Ils avaient un projet d’insurrection malgré tout, mais ils n’étaient pas d’accord sur le moment où il fallait le faire. Finalement cette histoire se finit mal car le mouvement est inflitré par un certain Grisel. Tout le monde n’est pas arrêté car ils avaient relativement bien protégé leur conjuration mais Babeuf lors du procès, maintient l’idée que ce qu’il faut faire, c’est prévenir le peuple et être dans la transparence. Il faut porter un discours révolutionnaire et montrer que l’on est fort. Mais il veut tellement montrer qu’il est fort qu’il dévoile tout le réseau, il dévoile toutes ses idées et ne se défend pas du tout au procès. Il dit qu’ils étaient sur le point de les renverser, de leur faire la peau etc. Mais c’est finalement à lui que l’on fait la peau : il est mis à mort en février 1797. Antonnelle va utiliser une autre méthode et il se fera appeler l’hermite. Il ne veut rien dire, ne pas vendre la mèche, il protège l’avenir et la possibilité d’intervenir encore. Il dit au procès que c’est le directoire qui monte toute cette affaire, qui invente l’existence d’une conjuration alors qu’ils étaient seulement quelques personnes à discuter. Le peuple est endormi et les conditions ne sont pas réunies. Antonnelle est acquitté. Ce n’est pas un lâche, c’est un choix politique. A court terme il va maintenir une opposition de gauche dans les institutions politiques du directoire. Les démocrates font des progrès dans la capitale. Il y a des élections en avril 1798, ces démocrates vont gagner les élections. Le directoire fait un coup d’État le 22 floréal an VI (mai 1798). Ils n’acceptent pas le résultat des élections, ils passent outre et l’ensemble des gens qui se réunissaient dans un club qui s’appelait le club du manèges, le club des démocrates, est interdit et ils passent dans la clandestinité. Au bout du compte ils n’ont pas forcément plus réussi que Babeuf.

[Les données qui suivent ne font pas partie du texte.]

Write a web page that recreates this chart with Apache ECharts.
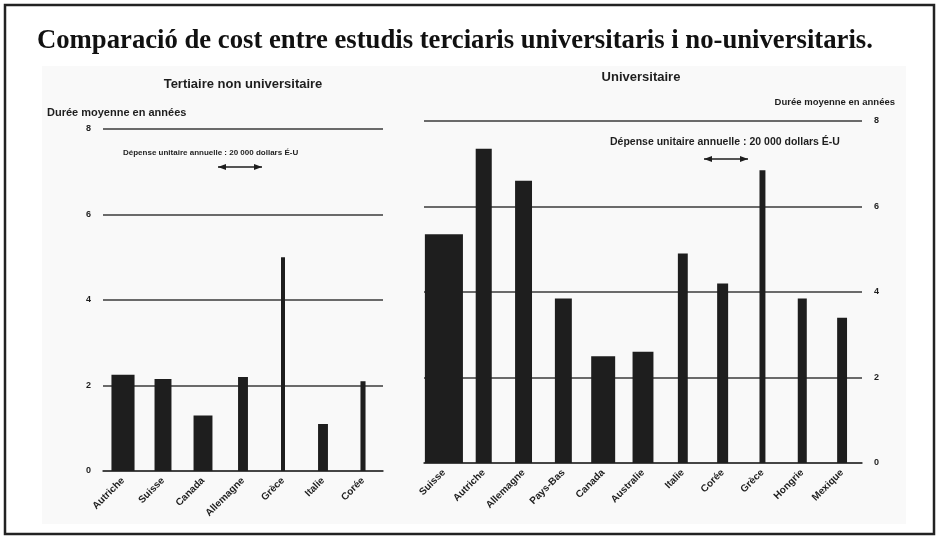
<!DOCTYPE html>
<html>
<head>
<meta charset="utf-8">
<script src="https://cdn.jsdelivr.net/npm/echarts@6/dist/echarts.min.js"></script>
<style>
  html, body { margin: 0; padding: 0; background: #fff; }
  #chart { width: 939px; height: 539px; }
</style>
</head>
<body>
<div id="chart"></div>
<script>
// Tertiaire non universitaire
var nonUnivCountries = ['Autriche', 'Suisse', 'Canada', 'Allemagne', 'Grèce', 'Italie', 'Corée'];
var nonUnivYears = [2.25, 2.15, 1.3, 2.2, 5.0, 1.1, 2.1];          // durée moyenne en années
var nonUnivCost = [10.5, 7.7, 8.6, 4.5, 1.8, 4.5, 2.3];            // dépense annuelle, milliers $ É-U

// Universitaire
var univCountries = ['Suisse', 'Autriche', 'Allemagne', 'Pays-Bas', 'Canada', 'Australie',
    'Italie', 'Corée', 'Grèce', 'Hongrie', 'Mexique'];
var univYears = [5.35, 7.35, 6.6, 3.85, 2.5, 2.6, 4.9, 4.2, 6.85, 3.85, 3.4];
var univCost = [17.3, 7.3, 7.7, 7.7, 10.9, 9.5, 4.5, 5.0, 2.7, 4.1, 4.5];

var yTicks = [0, 2, 4, 6, 8];

var pxPerK = 2.2;   // largeur en pixels pour 1000 dollars
var scanFont = 'Liberation Sans';
var ink = '#1e1e1e';

var chart = echarts.init(document.getElementById('chart'));

function toData(years, cost) {
    var out = [];
    for (var i = 0; i < years.length; i++) {
        out.push([i, years[i], cost[i]]);
    }
    return out;
}

function renderBar(params, api) {
    var top = api.coord([api.value(0), api.value(1)]);
    var base = api.coord([api.value(0), 0]);
    var w = api.value(2) * pxPerK;
    return {
        type: 'rect',
        shape: { x: top[0] - w / 2, y: top[1], width: w, height: base[1] - top[1] },
        style: { fill: ink }
    };
}

function yAxisOpt(gridIndex, pos) {
    return {
        type: 'value',
        gridIndex: gridIndex,
        position: pos,
        min: 0,
        max: 8,
        interval: 2,
        axisLine: { show: false },
        axisTick: { show: false },
        axisLabel: {
            color: ink, fontSize: 9, fontWeight: 'bold', fontFamily: scanFont, margin: 12,
            formatter: function (v) { return yTicks.indexOf(v) >= 0 ? v : ''; }
        },
        splitLine: { lineStyle: { color: '#3a3a3a', width: 1.6 } }
    };
}

function xAxisOpt(gridIndex, cats) {
    return {
        type: 'category',
        gridIndex: gridIndex,
        data: cats,
        axisLine: { show: true, lineStyle: { color: '#3a3a3a', width: 1.6 } },
        axisTick: { show: false },
        axisLabel: {
            interval: 0, rotate: 45, color: ink, fontSize: 10, fontWeight: 'bold',
            fontFamily: scanFont, margin: 8
        }
    };
}

function arrow(cx, y) {
    var half = 20 * pxPerK / 2;
    return [
        { type: 'line', shape: { x1: cx - half, y1: y, x2: cx + half, y2: y },
          style: { stroke: ink, lineWidth: 1.5 } },
        { type: 'polygon', shape: { points: [[cx - half, y], [cx - half + 8, y - 3], [cx - half + 8, y + 3]] },
          style: { fill: ink } },
        { type: 'polygon', shape: { points: [[cx + half, y], [cx + half - 8, y - 3], [cx + half - 8, y + 3]] },
          style: { fill: ink } }
    ];
}

function txt(size) {
    return { color: ink, fontSize: size, fontWeight: 'bold', fontFamily: scanFont };
}

option = {
    backgroundColor: '#fff',
    title: [
        {
            text: 'Comparació de cost entre estudis terciaris universitaris i no-universitaris.',
            left: 37, top: 28, padding: 0,
            textStyle: { fontFamily: 'Liberation Serif', fontWeight: 'bold', fontSize: 26.7, color: '#111' }
        },
        { text: 'Tertiaire non universitaire', left: 243, top: 78, padding: 0, textAlign: 'center', textStyle: txt(13) },
        { text: 'Durée moyenne en années', left: 47, top: 107, padding: 0, textStyle: txt(11) },
        { text: 'Dépense unitaire annuelle : 20 000 dollars É-U', left: 123, top: 149, padding: 0, textStyle: txt(8) },
        { text: 'Universitaire', left: 641, top: 71, padding: 0, textAlign: 'center', textStyle: txt(13) },
        { text: 'Durée moyenne en années', right: 44, top: 97, padding: 0, textStyle: txt(9.5) },
        { text: 'Dépense unitaire annuelle : 20 000 dollars É-U', left: 610, top: 137, padding: 0, textStyle: txt(10.5) }
    ],
    grid: [
        { left: 103, width: 280, top: 129, height: 342 },
        { left: 424, width: 438, top: 121, height: 342 }
    ],
    xAxis: [xAxisOpt(0, nonUnivCountries), xAxisOpt(1, univCountries)],
    yAxis: [yAxisOpt(0, 'left'), yAxisOpt(1, 'right')],
    series: [
        {
            name: 'Tertiaire non universitaire',
            type: 'custom',
            xAxisIndex: 0, yAxisIndex: 0,
            renderItem: renderBar,
            encode: { x: 0, y: 1 },
            data: toData(nonUnivYears, nonUnivCost)
        },
        {
            name: 'Universitaire',
            type: 'custom',
            xAxisIndex: 1, yAxisIndex: 1,
            renderItem: renderBar,
            encode: { x: 0, y: 1 },
            data: toData(univYears, univCost)
        }
    ],
    graphic: [
        { type: 'rect', z: -10, shape: { x: 42, y: 66, width: 864, height: 458 },
          style: { fill: '#f9f9f9' } },
        { type: 'rect', z: 100, shape: { x: 5, y: 5, width: 929, height: 529 },
          style: { fill: 'none', stroke: '#222', lineWidth: 2.5 } }
    ].concat(arrow(240, 167)).concat(arrow(726, 159))
};

chart.setOption(option);
</script>
</body>
</html>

Qu’est qu’il reste ? Ces deux tactiques ont toutes deux contribué à maintenir une force populaire vivante. Autour de Babeuf, il y a tout un mythe qui s’est créé autour de sa personne, notamment porté par Bunarroti. Il va irriguer tout le socialisme du XIXe même s’il s’est fait liquidé rapidement par le directoire. Cette attitude suicidaire a maintenu quelque chose de fort à long terme dans l’histoire. Puis l’attitude d’Antonnelle a permis à court terme de maintenir des petites choses, que les gens de cette génération là ne perdent pas totalement le courage. C’est un peu les deux options du socialisme du XIXe siècle : l’option réformiste qui joue le jeu des institutions ou l’option révolutionnaire.